* [Set task] Leave out the pictures and restate the rest of the data exactly.

+ + + +

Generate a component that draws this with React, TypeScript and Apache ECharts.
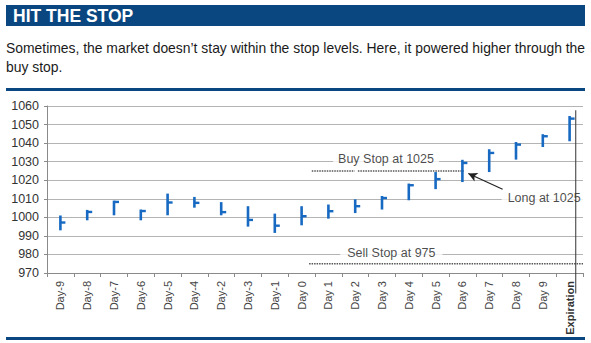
import React, { useEffect, useRef } from "react";
import * as echarts from "echarts";

const categories = [
  "Day-9", "Day-8", "Day-7", "Day-6", "Day-5", "Day-4", "Day-2", "Day-3", "Day-1", "Day 0",
  "Day 1", "Day 2", "Day 3", "Day 4", "Day 5", "Day 6", "Day 7", "Day 8", "Day 9", "Expiration",
];
const highs = [1001, 1004, 1009, 1004.2, 1012.8, 1011, 1008.2, 1006, 1002, 1006, 1006.9, 1009.7, 1011.5, 1018.2, 1024.4, 1031, 1036.7, 1040.6, 1044.8, 1054.6];
const lows = [993, 998.4, 1001.1, 998.4, 1001.1, 1005.2, 1001.1, 995, 991.6, 995.7, 999.3, 1002.3, 1004.2, 1009.2, 1015.2, 1019, 1024.4, 1031.1, 1037.9, 1041];
const closes = [997.2, 1002.9, 1008.3, 1003.4, 1008, 1007.8, 1002.8, 998.6, 995.5, 1000.6, 1003.3, 1006, 1010.4, 1017.3, 1020.6, 1029.3, 1034.7, 1039.2, 1043.7, 1053.2];

const yMin = 970;
const yMax = 1060;
const yStep = 10;

const buyStop = 1025;
const sellStop = 975;
// annotation positions on a 0..20 value scale across the categories
const buyStopSegments = [[9.88, 11.48], [11.6, 15.55]];
const sellStopSpan = [9.78, 20];
const expirationLine = { x: 19.73, top: 1057.7, bottom: 959 };
const arrowFrom = [17.0, 1015.1];
const arrowTo = [15.72, 1023.6];
const labels = [
  { text: "Buy Stop at 1025", x: 12.65, y: 1031.2, pad: [1, 5, 1, 5] },
  { text: "Long at 1025", x: 18.55, y: 1010.6, pad: [1, 6, 1, 6] },
  { text: "Sell Stop at 975", x: 12.85, y: 981, pad: [1, 7, 1, 7] },
];

const title = "HIT THE STOP";
const subtitle1 = "Sometimes, the market doesn\u2019t stay within the stop levels. Here, it powered higher through the";
const subtitle2 = "buy stop.";

const BLUE = "#0a4780";
const BAR = "#1769c2";
const FONT = "'Liberation Sans', Arial, sans-serif";

export default function App() {
  const ref = useRef<HTMLDivElement>(null);
  useEffect(() => {
    if (!ref.current) return;
    const chart = echarts.init(ref.current, undefined, { renderer: "svg" });
    const barData = categories.map((_, i) => [i, highs[i], lows[i], closes[i]]);
    const series: any[] = [
      {
        type: "custom",
        xAxisIndex: 0,
        yAxisIndex: 0,
        data: barData,
        renderItem: (_p: any, api: any) => {
          const i = api.value(0);
          const hi = api.coord([i, api.value(1)]);
          const lo = api.coord([i, api.value(2)]);
          const cl = api.coord([i, api.value(3)]);
          return {
            type: "group",
            children: [
              { type: "line", shape: { x1: hi[0], y1: hi[1], x2: lo[0], y2: lo[1] }, style: { stroke: BAR, lineWidth: 2.6 } },
              { type: "line", shape: { x1: cl[0], y1: cl[1], x2: cl[0] + 5, y2: cl[1] }, style: { stroke: BAR, lineWidth: 2.4 } },
            ],
          };
        },
        z: 5,
      },
    ];
    buyStopSegments.forEach((seg) => {
      series.push({
        type: "line",
        xAxisIndex: 1,
        yAxisIndex: 0,
        data: [[seg[0], buyStop], [seg[1], buyStop]],
        symbol: "none",
        lineStyle: { color: "#555", width: 1.6, type: [1.5, 1] },
        z: 3,
      });
    });
    series.push({
      type: "line",
      xAxisIndex: 1,
      yAxisIndex: 0,
      data: [[sellStopSpan[0], sellStop], [sellStopSpan[1], sellStop]],
      symbol: "none",
      lineStyle: { color: "#555", width: 1.6, type: [1.5, 1] },
      z: 3,
    });
    series.push({
      type: "line",
      xAxisIndex: 1,
      yAxisIndex: 0,
      clip: false,
      data: [[expirationLine.x, expirationLine.top], [expirationLine.x, expirationLine.bottom]],
      symbol: "none",
      lineStyle: { color: "#333", width: 1 },
      z: 6,
    });
    series.push({
      type: "scatter",
      xAxisIndex: 1,
      yAxisIndex: 0,
      symbolSize: 0,
      data: labels.map((l) => ({
        value: [l.x, l.y],
        label: {
          show: true,
          position: "inside",
          formatter: l.text,
          color: "#1a1a1a",
          fontSize: 12.5,
          fontFamily: FONT,
          backgroundColor: "#fff",
          padding: l.pad,
        },
      })),
      z: 4,
      markLine: {
        silent: true,
        symbol: ["none", "arrow"],
        symbolSize: [7, 9],
        label: { show: false },
        lineStyle: { color: "#222", width: 1.2, type: "solid" },
        data: [[{ coord: arrowFrom }, { coord: arrowTo }]],
      },
    });

    chart.setOption({
      animation: false,
      backgroundColor: "#fff",
      textStyle: { fontFamily: FONT },
      grid: { left: 47, right: 8, top: 106, bottom: 70, containLabel: false },
      xAxis: [
        {
          type: "category",
          data: categories,
          boundaryGap: true,
          axisLine: { lineStyle: { color: "#8a8a8a", width: 1 } },
          axisTick: { show: true, length: 4, lineStyle: { color: "#8a8a8a" } },
          axisLabel: {
            rotate: 90,
            interval: 0,
            margin: 8,
            fontSize: 11,
            color: "#444",
            fontFamily: FONT,
            formatter: (v: string) => (v === "Expiration" ? "{b|" + v + "}" : v),
            rich: { b: { fontWeight: "bold", fontSize: 11, color: "#333", fontFamily: FONT } },
          },
          splitLine: { show: false },
        },
        { type: "value", min: 0, max: 20, show: false },
      ],
      yAxis: {
        type: "value",
        min: yMin,
        max: yMax,
        interval: yStep,
        axisLine: { show: true, lineStyle: { color: "#8a8a8a" } },
        axisTick: { show: true, length: 3, lineStyle: { color: "#8a8a8a" } },
        axisLabel: { fontSize: 12.5, color: "#333", margin: 8, fontFamily: FONT, formatter: (v: number) => String(v) },
        splitLine: { show: true, lineStyle: { color: "#b4b4b4", width: 1 } },
      },
      graphic: [
        { type: "rect", shape: { x: 6, y: 5, width: 579, height: 21 }, style: { fill: BLUE } },
        {
          type: "text",
          x: 13,
          y: 15.5,
          style: { text: title, fill: "#fff", fontSize: 17.5, fontWeight: "bold", fontFamily: FONT, verticalAlign: "middle" },
        },
        {
          type: "text",
          x: 6,
          y: 47.5,
          style: { text: subtitle1, fill: "#1a1a1a", fontSize: 13.9, fontFamily: FONT, verticalAlign: "middle" },
        },
        {
          type: "text",
          x: 6,
          y: 67,
          style: { text: subtitle2, fill: "#1a1a1a", fontSize: 13.9, fontFamily: FONT, verticalAlign: "middle" },
        },
        { type: "line", shape: { x1: 6, y1: 89.5, x2: 585, y2: 89.5 }, style: { stroke: BLUE, lineWidth: 3 } },
        { type: "line", shape: { x1: 6, y1: 338.5, x2: 585, y2: 338.5 }, style: { stroke: BLUE, lineWidth: 3 } },
      ],
      series,
    });
    return () => chart.dispose();
  }, []);
  return <div ref={ref} style={{ position: "fixed", left: 0, top: 0, width: 591, height: 343 }} />;
}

+ + + +

* [Solution for this exercise]
Generate a component that draws this with React, TypeScript and Apache ECharts.
import React, { useEffect, useRef } from "react";
import * as echarts from "echarts";

const categories = [
  "Day-9", "Day-8", "Day-7", "Day-6", "Day-5", "Day-4", "Day-2", "Day-3", "Day-1", "Day 0",
  "Day 1", "Day 2", "Day 3", "Day 4", "Day 5", "Day 6", "Day 7", "Day 8", "Day 9", "Expiration",
];
const highs = [1001, 1004, 1009, 1004.2, 1012.8, 1011, 1008.2, 1006, 1002, 1006, 1006.9, 1009.7, 1011.5, 1018.2, 1024.4, 1031, 1036.7, 1040.6, 1044.8, 1054.6];
const lows = [993, 998.4, 1001.1, 998.4, 1001.1, 1005.2, 1001.1, 995, 991.6, 995.7, 999.3, 1002.3, 1004.2, 1009.2, 1015.2, 1019, 1024.4, 1031.1, 1037.9, 1041];
const closes = [997.2, 1002.9, 1008.3, 1003.4, 1008, 1007.8, 1002.8, 998.6, 995.5, 1000.6, 1003.3, 1006, 1010.4, 1017.3, 1020.6, 1029.3, 1034.7, 1039.2, 1043.7, 1053.2];

const yMin = 970;
const yMax = 1060;
const yStep = 10;

const buyStop = 1025;
const sellStop = 975;
// annotation positions on a 0..20 value scale across the categories
const buyStopSegments = [[9.88, 11.48], [11.6, 15.55]];
const sellStopSpan = [9.78, 20];
const expirationLine = { x: 19.73, top: 1057.7, bottom: 959 };
const arrowFrom = [17.0, 1015.1];
const arrowTo = [15.72, 1023.6];
const labels = [
  { text: "Buy Stop at 1025", x: 12.65, y: 1031.2, pad: [1, 5, 1, 5] },
  { text: "Long at 1025", x: 18.55, y: 1010.6, pad: [1, 6, 1, 6] },
  { text: "Sell Stop at 975", x: 12.85, y: 981, pad: [1, 7, 1, 7] },
];

const title = "HIT THE STOP";
const subtitle1 = "Sometimes, the market doesn\u2019t stay within the stop levels. Here, it powered higher through the";
const subtitle2 = "buy stop.";

const BLUE = "#0a4780";
const BAR = "#1769c2";
const FONT = "'Liberation Sans', Arial, sans-serif";

export default function App() {
  const ref = useRef<HTMLDivElement>(null);
  useEffect(() => {
    if (!ref.current) return;
    const chart = echarts.init(ref.current, undefined, { renderer: "svg" });
    const barData = categories.map((_, i) => [i, highs[i], lows[i], closes[i]]);
    const series: any[] = [
      {
        type: "custom",
        xAxisIndex: 0,
        yAxisIndex: 0,
        data: barData,
        renderItem: (_p: any, api: any) => {
          const i = api.value(0);
          const hi = api.coord([i, api.value(1)]);
          const lo = api.coord([i, api.value(2)]);
          const cl = api.coord([i, api.value(3)]);
          return {
            type: "group",
            children: [
              { type: "line", shape: { x1: hi[0], y1: hi[1], x2: lo[0], y2: lo[1] }, style: { stroke: BAR, lineWidth: 2.6 } },
              { type: "line", shape: { x1: cl[0], y1: cl[1], x2: cl[0] + 5, y2: cl[1] }, style: { stroke: BAR, lineWidth: 2.4 } },
            ],
          };
        },
        z: 5,
      },
    ];
    buyStopSegments.forEach((seg) => {
      series.push({
        type: "line",
        xAxisIndex: 1,
        yAxisIndex: 0,
        data: [[seg[0], buyStop], [seg[1], buyStop]],
        symbol: "none",
        lineStyle: { color: "#555", width: 1.6, type: [1.5, 1] },
        z: 3,
      });
    });
    series.push({
      type: "line",
      xAxisIndex: 1,
      yAxisIndex: 0,
      data: [[sellStopSpan[0], sellStop], [sellStopSpan[1], sellStop]],
      symbol: "none",
      lineStyle: { color: "#555", width: 1.6, type: [1.5, 1] },
      z: 3,
    });
    series.push({
      type: "line",
      xAxisIndex: 1,
      yAxisIndex: 0,
      clip: false,
      data: [[expirationLine.x, expirationLine.top], [expirationLine.x, expirationLine.bottom]],
      symbol: "none",
      lineStyle: { color: "#333", width: 1 },
      z: 6,
    });
    series.push({
      type: "scatter",
      xAxisIndex: 1,
      yAxisIndex: 0,
      symbolSize: 0,
      data: labels.map((l) => ({
        value: [l.x, l.y],
        label: {
          show: true,
          position: "inside",
          formatter: l.text,
          color: "#1a1a1a",
          fontSize: 12.5,
          fontFamily: FONT,
          backgroundColor: "#fff",
          padding: l.pad,
        },
      })),
      z: 4,
      markLine: {
        silent: true,
        symbol: ["none", "arrow"],
        symbolSize: [7, 9],
        label: { show: false },
        lineStyle: { color: "#222", width: 1.2, type: "solid" },
        data: [[{ coord: arrowFrom }, { coord: arrowTo }]],
      },
    });

    chart.setOption({
      animation: false,
      backgroundColor: "#fff",
      textStyle: { fontFamily: FONT },
      grid: { left: 47, right: 8, top: 106, bottom: 70, containLabel: false },
      xAxis: [
        {
          type: "category",
          data: categories,
          boundaryGap: true,
          axisLine: { lineStyle: { color: "#8a8a8a", width: 1 } },
          axisTick: { show: true, length: 4, lineStyle: { color: "#8a8a8a" } },
          axisLabel: {
            rotate: 90,
            interval: 0,
            margin: 8,
            fontSize: 11,
            color: "#444",
            fontFamily: FONT,
            formatter: (v: string) => (v === "Expiration" ? "{b|" + v + "}" : v),
            rich: { b: { fontWeight: "bold", fontSize: 11, color: "#333", fontFamily: FONT } },
          },
          splitLine: { show: false },
        },
        { type: "value", min: 0, max: 20, show: false },
      ],
      yAxis: {
        type: "value",
        min: yMin,
        max: yMax,
        interval: yStep,
        axisLine: { show: true, lineStyle: { color: "#8a8a8a" } },
        axisTick: { show: true, length: 3, lineStyle: { color: "#8a8a8a" } },
        axisLabel: { fontSize: 12.5, color: "#333", margin: 8, fontFamily: FONT, formatter: (v: number) => String(v) },
        splitLine: { show: true, lineStyle: { color: "#b4b4b4", width: 1 } },
      },
      graphic: [
        { type: "rect", shape: { x: 6, y: 5, width: 579, height: 21 }, style: { fill: BLUE } },
        {
          type: "text",
          x: 13,
          y: 15.5,
          style: { text: title, fill: "#fff", fontSize: 17.5, fontWeight: "bold", fontFamily: FONT, verticalAlign: "middle" },
        },
        {
          type: "text",
          x: 6,
          y: 47.5,
          style: { text: subtitle1, fill: "#1a1a1a", fontSize: 13.9, fontFamily: FONT, verticalAlign: "middle" },
        },
        {
          type: "text",
          x: 6,
          y: 67,
          style: { text: subtitle2, fill: "#1a1a1a", fontSize: 13.9, fontFamily: FONT, verticalAlign: "middle" },
        },
        { type: "line", shape: { x1: 6, y1: 89.5, x2: 585, y2: 89.5 }, style: { stroke: BLUE, lineWidth: 3 } },
        { type: "line", shape: { x1: 6, y1: 338.5, x2: 585, y2: 338.5 }, style: { stroke: BLUE, lineWidth: 3 } },
      ],
      series,
    });
    return () => chart.dispose();
  }, []);
  return <div ref={ref} style={{ position: "fixed", left: 0, top: 0, width: 591, height: 343 }} />;
}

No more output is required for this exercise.